In this structure, prices track reference indexes derived from underlying market data. Funding rate payments between traders periodically push the derivative price back toward the underlying benchmark. The result is a system that can provide continuous market exposure without the need for contract rollovers or expiration cycles typically associated with traditional futures.

Opportunities and Limitations

Hybrid financial models may offer new opportunities for global investors, particularly those who want exposure to traditional markets without leaving the crypto ecosystem. However, synthetic equity derivatives also carry important limitations.

Because the contracts represent derivatives rather than actual shares, traders do not receive dividends, voting rights, or shareholder ownership. Leverage also introduces additional risks, including: liquidation if markets move sharply against a position, funding rate costs that accumulate over time, and volatility linked to both equity markets and crypto trading activity. Regulatory scrutiny may also evolve as financial authorities examine how synthetic equities fit within existing securities frameworks.

The Emergence of Hybrid Finance

The launch of equity perpetual contracts illustrates a broader transformation taking place across global financial markets. Instead of operating as separate ecosystems, cryptocurrency infrastructure and traditional financial systems are increasingly intersecting.

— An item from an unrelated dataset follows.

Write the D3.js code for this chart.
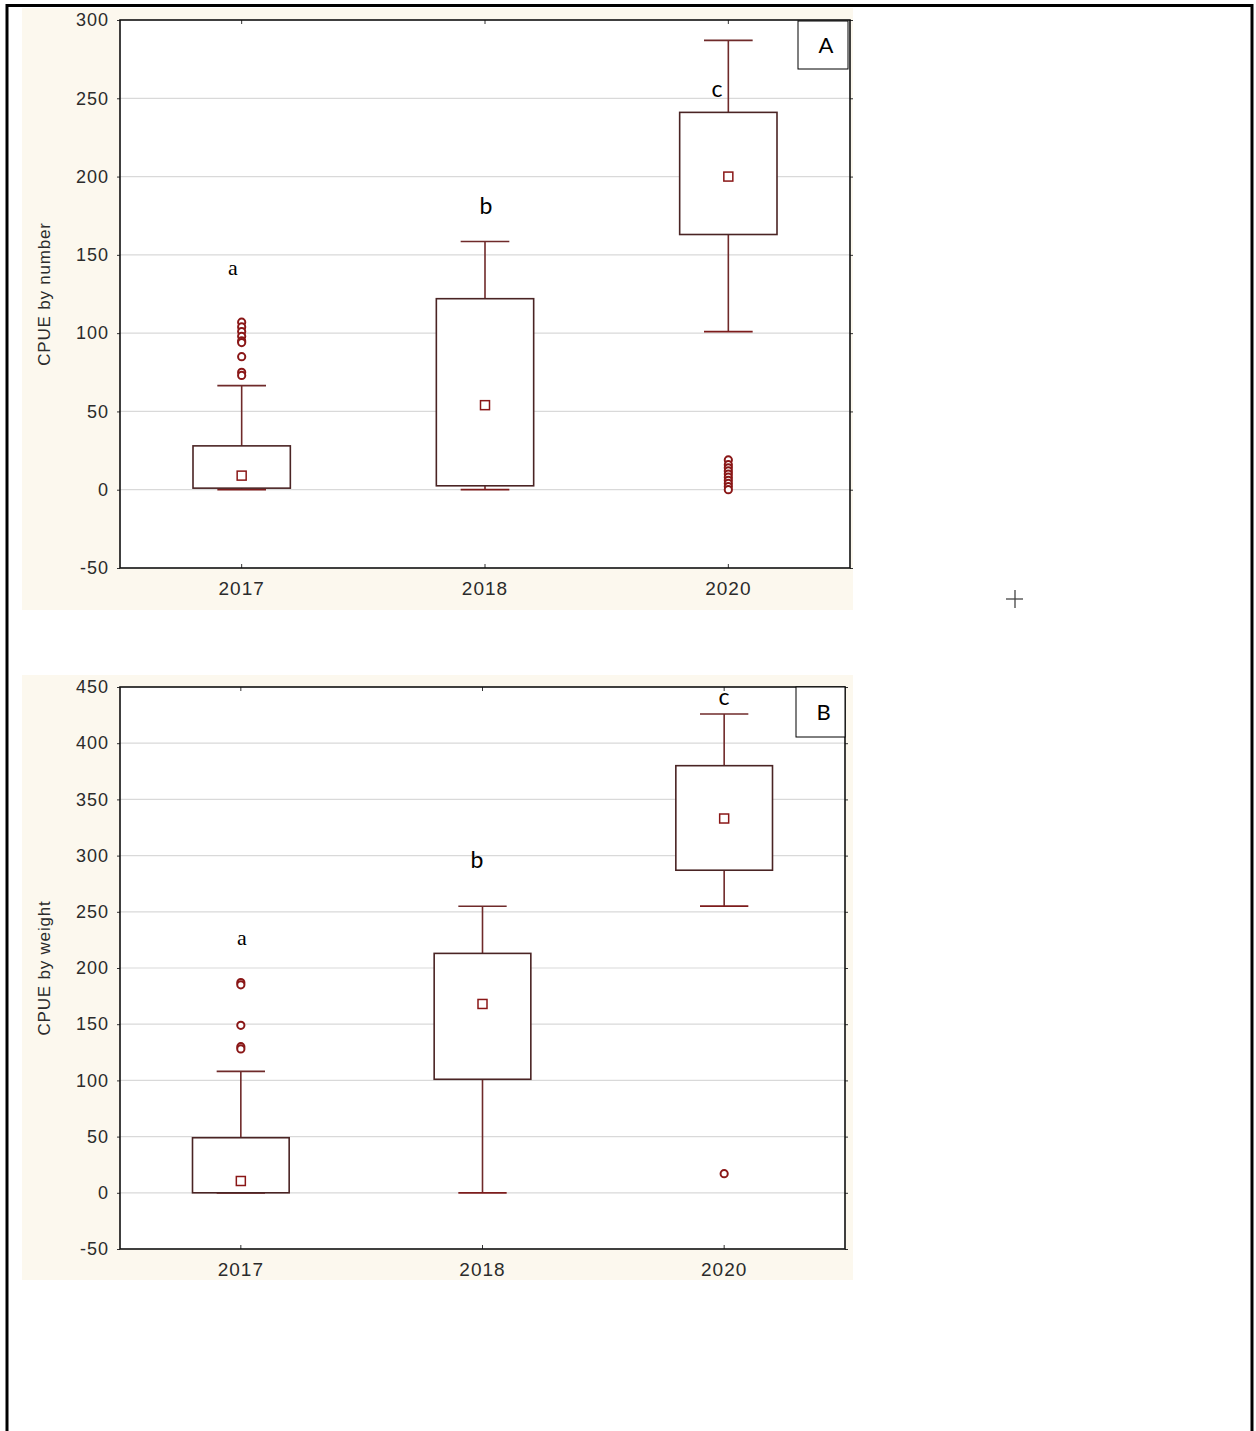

In this emerging landscape, digital asset platforms may function not only as crypto exchanges but as multi-asset financial gateways connecting blockchain-based markets with traditional capital markets. If hybrid financial models continue to develop, the boundary between crypto and traditional finance could gradually fade, ushering in a financial system where digital infrastructure supports a much wider range of global assets.